Avec cette épitaphe-là, on peut se passer d’un mausolée fait par Le Moine[6], et même d’être loué après sa mort dans le Mercure ; mais en attendant les petits cousins que vous allez donner à Cinna, puissiez-vous, mon cher maître, donner encore longtemps des frères à Tancrède ! J’attends l’Héraclius de Calderon, mais je suis bien plus curieux de l’Histoire générale. Vous avez bien fait de n’y pas peindre le genre humain tout à fait de face ; ce triste visage n’est pas bon à être vu dans toute la difformité de ses traits ; je crains même qu’il ne se trouve trop hideux étant montré de trois quarts[7], et qu’il ne lui prenne envie de brûler le tableau, et de crier au feu contre le peintre, qui heureusement se trouvera à cent lieues des Omer et des Berthier. Adieu, mon cher et illustre philosophe ; conservez bien vos yeux, sans quoi les fanatiques diraient que vous ressemblez à Tirésie, que les dieux aveuglèrent pour avoir révélé leur secret aux hommes. Vivez, voyez, et écrivez longtemps pour l’honneur des lettres, pour le progrès de la raison, et pour le bien de l’humanité ; et souvenez-vous quelquefois qu’il y a sur les bords de la Seine un homme qui vous aime, vous honore, et vous admire, et qui vous eût conservé les mêmes sentiments sur les bords de la Sprée et sur ceux de la Neva.

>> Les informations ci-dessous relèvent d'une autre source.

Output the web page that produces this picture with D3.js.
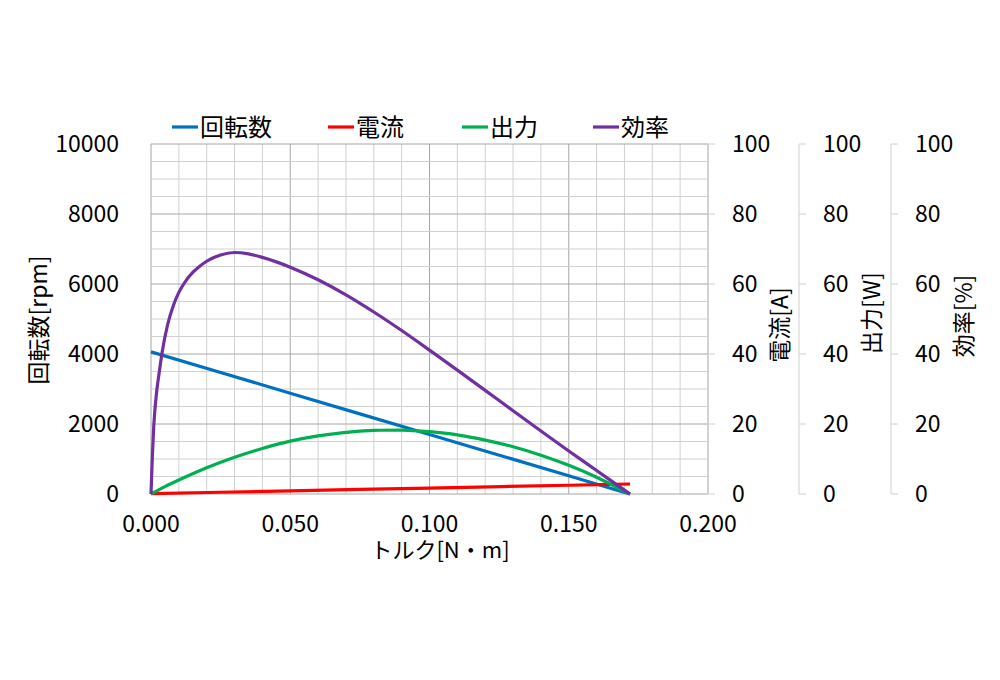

  1. La Fontaine, livre IX, fable iv.
  2. Acte I, scène iii.
  3. Voyez la note 4, page 371.
  4. C’était d’Alembert lui-même qui, le 31 mars 1762 (voyez lettre 4873), avait écrit à Voltaire qu’un curé de Rouen, nommé Le Roi, prêchait à Saint-Eustache.
  5. Voyez page 371.
  6. Nom du sculpteur à qui fut confié le mausolée de Crébillon.
  7. C’est l’expression dont Voltaire se servait dans sa lettre à d’Alembert, du 4 février.